Those familiar with the classical arts in India would understand that it is vital for the tempo to reach a crescendo, like the taan in a Hindustani vocal musical recital, before the climax is achieved and the experience of the rasik (connoisseur) draws to a joyful end, which itself is a state that anticipates the experience of yet another cycle of beauty.
The last day of chavath in Goa feels like this. The family turns out in the best clothes and prepares to enjoy to the fullest even as the mind prepares to big adieu to Ganapati by immersing the God into the waters at the end of the day. Till next year….

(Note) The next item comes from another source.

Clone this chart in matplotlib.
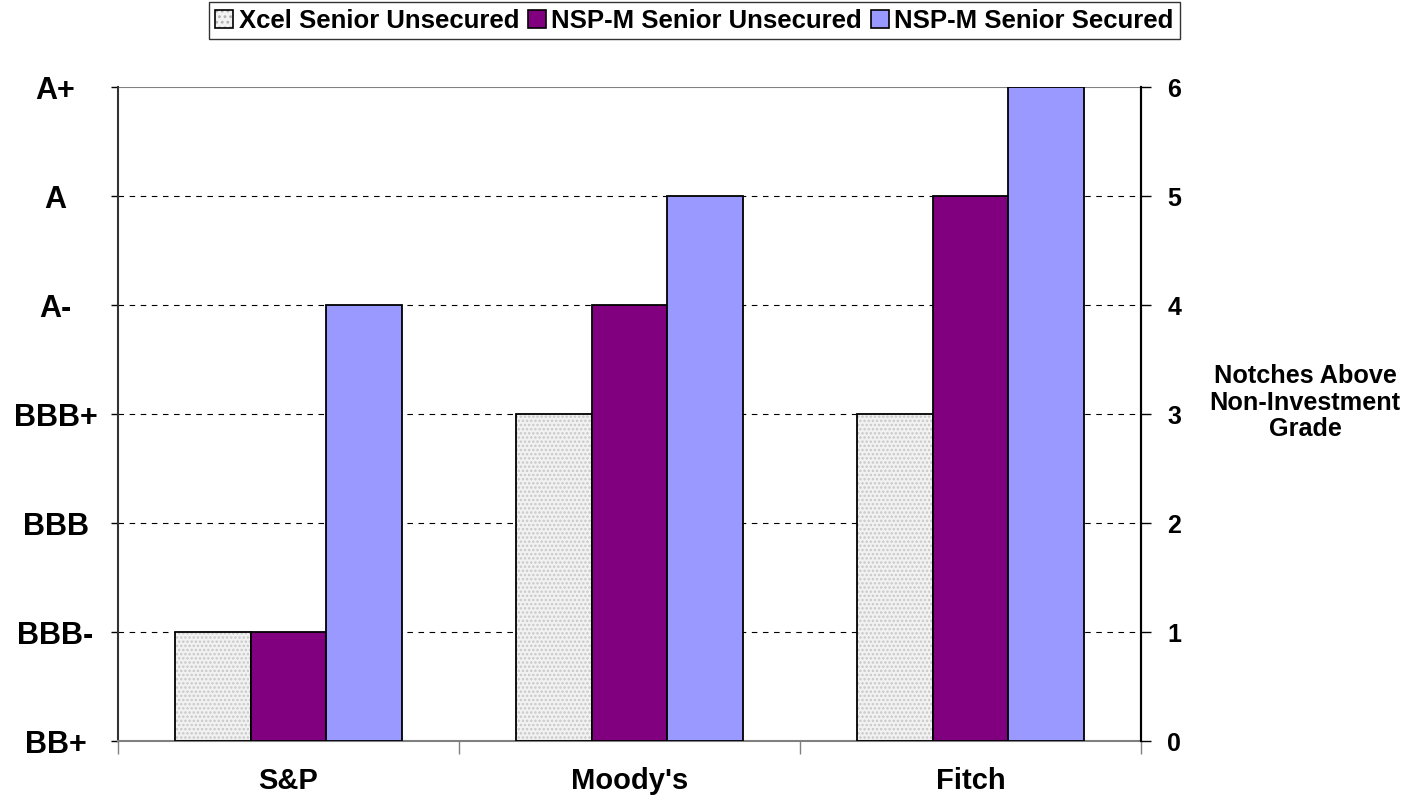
import matplotlib.pyplot as plt
import numpy as np
from matplotlib.patches import Patch

plt.rcParams['font.family'] = ['Liberation Sans', 'DejaVu Sans']
plt.rcParams['font.weight'] = 'bold'
plt.rcParams['hatch.linewidth'] = 1.2

# Data
agencies = ["S&P", "Moody's", "Fitch"]
xcel_unsecured = [1, 3, 3]
nspm_unsecured = [1, 4, 5]
nspm_secured = [4, 5, 6]
rating_labels = ['BB+', 'BBB-', 'BBB', 'BBB+', 'A-', 'A', 'A+']
notch_labels = ['0', '1', '2', '3', '4', '5', '6']

fig = plt.figure(figsize=(14.2, 8.05), dpi=100)
ax = fig.add_axes([0.0831, 0.0795, 0.7204, 0.8124])

x = np.arange(len(agencies))
width = 0.222

# dotted fill for Xcel bars: hatch layer first, then outline on top
ax.bar(x - width, xcel_unsecured, width, color='#f2f2f2', hatch='....',
       edgecolor='#c8c8c8', linewidth=0, zorder=2)
ax.bar(x - width, xcel_unsecured, width, fill=False, edgecolor='black',
       linewidth=1.3, zorder=3)
ax.bar(x, nspm_unsecured, width, color='#800080', edgecolor='black',
       linewidth=1.3, zorder=3)
ax.bar(x + width, nspm_secured, width, color='#9999ff', edgecolor='black',
       linewidth=1.3, zorder=3)

# Gridlines
for y in range(1, 6):
    ax.axhline(y, color='black', linestyle=(0, (5, 5)), linewidth=0.8, zorder=1)
ax.axhline(6, color='#808080', linewidth=1.5, zorder=1)

ax.set_xlim(-0.5, 2.5)
ax.set_ylim(0, 6)

ax.spines['top'].set_visible(False)
ax.spines['left'].set_color('#333333')
ax.spines['bottom'].set_color('#808080')
ax.spines['left'].set_linewidth(1.5)
ax.spines['bottom'].set_linewidth(1.5)
ax.spines['right'].set_linewidth(1.5)

# X axis: boundary ticks, category labels in the middle
ax.set_xticks([-0.5, 0.5, 1.5, 2.5])
ax.set_xticklabels([])
ax.set_xticks(x, minor=True)
ax.set_xticklabels(agencies, minor=True, fontsize=21, fontweight='bold')
ax.tick_params(axis='x', which='major', length=9, width=1, color='#808080')
ax.tick_params(axis='x', which='minor', length=0, pad=19)

# Left axis: ratings
ax.set_yticks(range(7))
ax.set_yticklabels(rating_labels, fontsize=22, fontweight='bold', ha='center')
ax.tick_params(axis='y', length=5, width=1, pad=40)

# Right axis: notches
ax2 = ax.twinx()
ax2.set_ylim(0, 6)
ax2.set_yticks(range(7))
ax2.set_yticklabels(notch_labels, fontsize=18, fontweight='bold')
ax2.tick_params(axis='y', length=7, width=1, pad=12)
for s in ['top', 'left', 'bottom']:
    ax2.spines[s].set_visible(False)
ax2.spines['right'].set_linewidth(1.5)

fig.text(0.919, 0.5, 'Notches Above\nNon-Investment\nGrade', ha='center',
         va='center', fontsize=18.2, fontweight='bold', linespacing=1.15)

# Legend
handles = [
    (Patch(facecolor='#f2f2f2', edgecolor='#b0b0b0', hatch='...', linewidth=0),
     Patch(fill=False, edgecolor='black', linewidth=1.2)),
    Patch(facecolor='#800080', edgecolor='black', linewidth=1.2),
    Patch(facecolor='#9999ff', edgecolor='black', linewidth=1.2),
]
leg = fig.legend(handles, ['Xcel Senior Unsecured', 'NSP-M Senior Unsecured',
                           'NSP-M Senior Secured'],
                 loc='upper center', bbox_to_anchor=(0.489, 0.997), ncol=3,
                 fontsize=18.5, frameon=True, fancybox=False, handlelength=0.7,
                 handleheight=0.7, handletextpad=0.2, columnspacing=0.35,
                 borderpad=0.25, borderaxespad=0)
leg.get_frame().set_edgecolor('black')
leg.get_frame().set_linewidth(1)
for t in leg.get_texts():
    t.set_fontweight('bold')

fig.savefig('out.png', dpi=100)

I will focus on two experiences of this day that I particularly enjoyed this time round on our trip to Goa. The first is the ritual of taking a trip out to the fields to cut a bunch of rice stalks from the fields. At this time of the year, the rice fields are an electric green and the short stalks of rice stand in still water, imbuing the countryside with a sheen of magical greenery that contrasts and yet blends with the deeper green of the coconut palm skyline.
We all trundled into Rohit’s van, a few of us adults and the entire gang of kids! Snehit, Saurabh and Udai were led on by Raunak, the oldest of the lot. Aadyaa tagged along, happy to be part of an adventure. We drove a short distance to the fields nearby, where a few families were engaged in wading out into the field and acquiring the nave, which was subsequently received into the house with pomp and ceremony. This time, Neela kaki did the aarti of the three young boys, washing their feet first, putting a teeka on them and also showing them the reflection of their faces in a shallow plate of water that had been made auspicious by the addition of kumkum and rice. This particular step of the aarti is unique to the Western coast in India, it seems. I’m married into a north Indian family and I haven’t seen anyone do this reflection stuff in these parts. The entire ritual of bringing in the nave seems to be another way, like the matoli, to connect the festival of chavath to the agricultural traditions of the community.
The other tradition unique that may be unique to Goa happens towards the end of the day. Each house in the vaddo (a unit of the village) is visited by a group of singers comprised of a few people from every Hindu household from the vaddo. Our house is the last in the vaddo and so we wait a long time for this group of people to turn up, spending the afternoon preparing the prasad and neatly distributing it into 50-60 portions to distribute later. Even after they have sung the aartiyo so many times over, or perhaps because of that, the sheer energy they bring to the singing fills the air with an electric pulse of joyful energy. This time, I took video clips of their singing, that you can see here.
I found this tradition fascinating. In Rahul’s village in Rajasthan, ladies from the village come in to sing auspicious songs at daybreak during weddings and this is a great form of community participation. In Goa, the ritual of singing the final aarti not just with members of your family but with the larger family that is the village community takes relationships onto a new platform. These are people you may not know very well, but in the socio-economical construct of the village, they are your extended support structure and a certain level of interaction accompanied by the requisite dose of mutual respect is expected. By dedicating a person or two from your home (Viraj and Rohit took turns to go from our family this year) to join this group of singers, villagers create a collective identity that extends into their lives, tying the community together in an intangible manner. Yes, this group is a male group and this sort of distinction between the duties of men and women is also a mark of the traditional functioning of a Goan village that have remained intact through generations.
After the guests leave, the family carried the idol of Ganapati into the living room and we danced around Ganya, showering him with laayo (puffed rice, considered auspicious in most parts of the country). Watch my kakis and even the kiddos Udai and Snehit participate with gusto at close to midnight in this video clip of our little send off ritual. Udai saw this business to its end, insisting on going all the way to the immersion ghaat till he watched our little Ganapati sink into the waters to the sounds of more firecrackers and shouts of “Morya! Morya! Ganapati Bappa Morya!”
Goodbye Goa! We will be back for more, next year!